# Stated problem:
Return, word for word, every line that follows.

# Data extract:
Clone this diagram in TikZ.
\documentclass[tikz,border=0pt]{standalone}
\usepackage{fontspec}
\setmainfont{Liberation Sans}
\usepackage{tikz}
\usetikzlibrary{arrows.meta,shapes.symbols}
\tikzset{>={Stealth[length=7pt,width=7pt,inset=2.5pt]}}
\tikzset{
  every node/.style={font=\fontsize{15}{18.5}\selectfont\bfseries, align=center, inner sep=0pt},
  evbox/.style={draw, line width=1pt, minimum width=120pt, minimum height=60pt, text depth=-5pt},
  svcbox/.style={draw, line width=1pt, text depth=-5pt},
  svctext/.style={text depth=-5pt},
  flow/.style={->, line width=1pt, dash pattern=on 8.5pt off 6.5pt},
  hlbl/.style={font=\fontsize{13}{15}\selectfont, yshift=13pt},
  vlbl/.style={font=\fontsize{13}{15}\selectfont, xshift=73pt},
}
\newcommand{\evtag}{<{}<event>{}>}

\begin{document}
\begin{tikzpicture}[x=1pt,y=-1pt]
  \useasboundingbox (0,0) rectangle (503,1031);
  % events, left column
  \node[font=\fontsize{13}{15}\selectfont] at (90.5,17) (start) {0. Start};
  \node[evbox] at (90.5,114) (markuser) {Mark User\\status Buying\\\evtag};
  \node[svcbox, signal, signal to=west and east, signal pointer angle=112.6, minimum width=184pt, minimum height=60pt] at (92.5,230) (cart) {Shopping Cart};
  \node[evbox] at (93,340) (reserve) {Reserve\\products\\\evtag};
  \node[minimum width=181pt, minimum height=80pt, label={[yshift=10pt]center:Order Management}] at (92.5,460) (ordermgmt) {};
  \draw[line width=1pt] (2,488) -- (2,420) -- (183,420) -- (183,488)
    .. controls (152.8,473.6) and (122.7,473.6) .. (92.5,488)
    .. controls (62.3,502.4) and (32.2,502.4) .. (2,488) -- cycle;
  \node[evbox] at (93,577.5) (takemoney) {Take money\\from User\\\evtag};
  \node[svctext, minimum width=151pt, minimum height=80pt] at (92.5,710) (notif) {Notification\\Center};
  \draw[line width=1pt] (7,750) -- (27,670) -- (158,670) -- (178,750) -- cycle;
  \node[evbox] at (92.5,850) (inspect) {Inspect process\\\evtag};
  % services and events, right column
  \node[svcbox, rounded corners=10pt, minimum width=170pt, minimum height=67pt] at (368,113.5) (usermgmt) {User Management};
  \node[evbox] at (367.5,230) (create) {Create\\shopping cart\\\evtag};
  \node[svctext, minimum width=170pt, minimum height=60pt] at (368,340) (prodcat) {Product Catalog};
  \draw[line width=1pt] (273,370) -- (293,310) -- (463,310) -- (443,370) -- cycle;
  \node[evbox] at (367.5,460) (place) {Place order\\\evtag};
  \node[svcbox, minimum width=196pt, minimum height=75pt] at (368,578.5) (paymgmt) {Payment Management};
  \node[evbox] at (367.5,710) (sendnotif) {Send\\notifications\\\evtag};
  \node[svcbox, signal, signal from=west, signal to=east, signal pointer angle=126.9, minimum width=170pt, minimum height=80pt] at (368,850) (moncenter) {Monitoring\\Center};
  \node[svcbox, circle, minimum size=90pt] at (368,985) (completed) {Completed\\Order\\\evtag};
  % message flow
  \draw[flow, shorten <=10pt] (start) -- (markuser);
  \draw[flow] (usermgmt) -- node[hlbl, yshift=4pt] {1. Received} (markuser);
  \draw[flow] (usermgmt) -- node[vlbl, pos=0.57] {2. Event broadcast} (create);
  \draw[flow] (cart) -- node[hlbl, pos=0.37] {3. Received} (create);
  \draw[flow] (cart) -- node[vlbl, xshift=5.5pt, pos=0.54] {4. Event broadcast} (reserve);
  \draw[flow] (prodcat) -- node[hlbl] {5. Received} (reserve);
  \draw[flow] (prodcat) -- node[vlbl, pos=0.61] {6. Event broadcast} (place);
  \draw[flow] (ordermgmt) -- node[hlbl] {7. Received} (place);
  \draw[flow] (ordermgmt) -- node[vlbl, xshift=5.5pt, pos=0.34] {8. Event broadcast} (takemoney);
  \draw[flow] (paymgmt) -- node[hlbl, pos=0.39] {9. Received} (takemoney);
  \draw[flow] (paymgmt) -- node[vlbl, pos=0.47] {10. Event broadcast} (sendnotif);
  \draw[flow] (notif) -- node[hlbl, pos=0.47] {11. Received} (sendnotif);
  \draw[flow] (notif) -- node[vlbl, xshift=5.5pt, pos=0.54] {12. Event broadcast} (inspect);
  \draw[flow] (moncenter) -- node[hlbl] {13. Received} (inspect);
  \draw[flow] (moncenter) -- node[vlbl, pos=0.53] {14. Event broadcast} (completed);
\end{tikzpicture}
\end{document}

# Full output:
Clone this diagram in TikZ.
\documentclass[tikz,border=0pt]{standalone}
\usepackage{fontspec}
\setmainfont{Liberation Sans}
\usepackage{tikz}
\usetikzlibrary{arrows.meta,shapes.symbols}
\tikzset{>={Stealth[length=7pt,width=7pt,inset=2.5pt]}}
\tikzset{
  every node/.style={font=\fontsize{15}{18.5}\selectfont\bfseries, align=center, inner sep=0pt},
  evbox/.style={draw, line width=1pt, minimum width=120pt, minimum height=60pt, text depth=-5pt},
  svcbox/.style={draw, line width=1pt, text depth=-5pt},
  svctext/.style={text depth=-5pt},
  flow/.style={->, line width=1pt, dash pattern=on 8.5pt off 6.5pt},
  hlbl/.style={font=\fontsize{13}{15}\selectfont, yshift=13pt},
  vlbl/.style={font=\fontsize{13}{15}\selectfont, xshift=73pt},
}
\newcommand{\evtag}{<{}<event>{}>}

\begin{document}
\begin{tikzpicture}[x=1pt,y=-1pt]
  \useasboundingbox (0,0) rectangle (503,1031);
  % events, left column
  \node[font=\fontsize{13}{15}\selectfont] at (90.5,17) (start) {0. Start};
  \node[evbox] at (90.5,114) (markuser) {Mark User\\status Buying\\\evtag};
  \node[svcbox, signal, signal to=west and east, signal pointer angle=112.6, minimum width=184pt, minimum height=60pt] at (92.5,230) (cart) {Shopping Cart};
  \node[evbox] at (93,340) (reserve) {Reserve\\products\\\evtag};
  \node[minimum width=181pt, minimum height=80pt, label={[yshift=10pt]center:Order Management}] at (92.5,460) (ordermgmt) {};
  \draw[line width=1pt] (2,488) -- (2,420) -- (183,420) -- (183,488)
    .. controls (152.8,473.6) and (122.7,473.6) .. (92.5,488)
    .. controls (62.3,502.4) and (32.2,502.4) .. (2,488) -- cycle;
  \node[evbox] at (93,577.5) (takemoney) {Take money\\from User\\\evtag};
  \node[svctext, minimum width=151pt, minimum height=80pt] at (92.5,710) (notif) {Notification\\Center};
  \draw[line width=1pt] (7,750) -- (27,670) -- (158,670) -- (178,750) -- cycle;
  \node[evbox] at (92.5,850) (inspect) {Inspect process\\\evtag};
  % services and events, right column
  \node[svcbox, rounded corners=10pt, minimum width=170pt, minimum height=67pt] at (368,113.5) (usermgmt) {User Management};
  \node[evbox] at (367.5,230) (create) {Create\\shopping cart\\\evtag};
  \node[svctext, minimum width=170pt, minimum height=60pt] at (368,340) (prodcat) {Product Catalog};
  \draw[line width=1pt] (273,370) -- (293,310) -- (463,310) -- (443,370) -- cycle;
  \node[evbox] at (367.5,460) (place) {Place order\\\evtag};
  \node[svcbox, minimum width=196pt, minimum height=75pt] at (368,578.5) (paymgmt) {Payment Management};
  \node[evbox] at (367.5,710) (sendnotif) {Send\\notifications\\\evtag};
  \node[svcbox, signal, signal from=west, signal to=east, signal pointer angle=126.9, minimum width=170pt, minimum height=80pt] at (368,850) (moncenter) {Monitoring\\Center};
  \node[svcbox, circle, minimum size=90pt] at (368,985) (completed) {Completed\\Order\\\evtag};
  % message flow
  \draw[flow, shorten <=10pt] (start) -- (markuser);
  \draw[flow] (usermgmt) -- node[hlbl, yshift=4pt] {1. Received} (markuser);
  \draw[flow] (usermgmt) -- node[vlbl, pos=0.57] {2. Event broadcast} (create);
  \draw[flow] (cart) -- node[hlbl, pos=0.37] {3. Received} (create);
  \draw[flow] (cart) -- node[vlbl, xshift=5.5pt, pos=0.54] {4. Event broadcast} (reserve);
  \draw[flow] (prodcat) -- node[hlbl] {5. Received} (reserve);
  \draw[flow] (prodcat) -- node[vlbl, pos=0.61] {6. Event broadcast} (place);
  \draw[flow] (ordermgmt) -- node[hlbl] {7. Received} (place);
  \draw[flow] (ordermgmt) -- node[vlbl, xshift=5.5pt, pos=0.34] {8. Event broadcast} (takemoney);
  \draw[flow] (paymgmt) -- node[hlbl, pos=0.39] {9. Received} (takemoney);
  \draw[flow] (paymgmt) -- node[vlbl, pos=0.47] {10. Event broadcast} (sendnotif);
  \draw[flow] (notif) -- node[hlbl, pos=0.47] {11. Received} (sendnotif);
  \draw[flow] (notif) -- node[vlbl, xshift=5.5pt, pos=0.54] {12. Event broadcast} (inspect);
  \draw[flow] (moncenter) -- node[hlbl] {13. Received} (inspect);
  \draw[flow] (moncenter) -- node[vlbl, pos=0.53] {14. Event broadcast} (completed);
\end{tikzpicture}
\end{document}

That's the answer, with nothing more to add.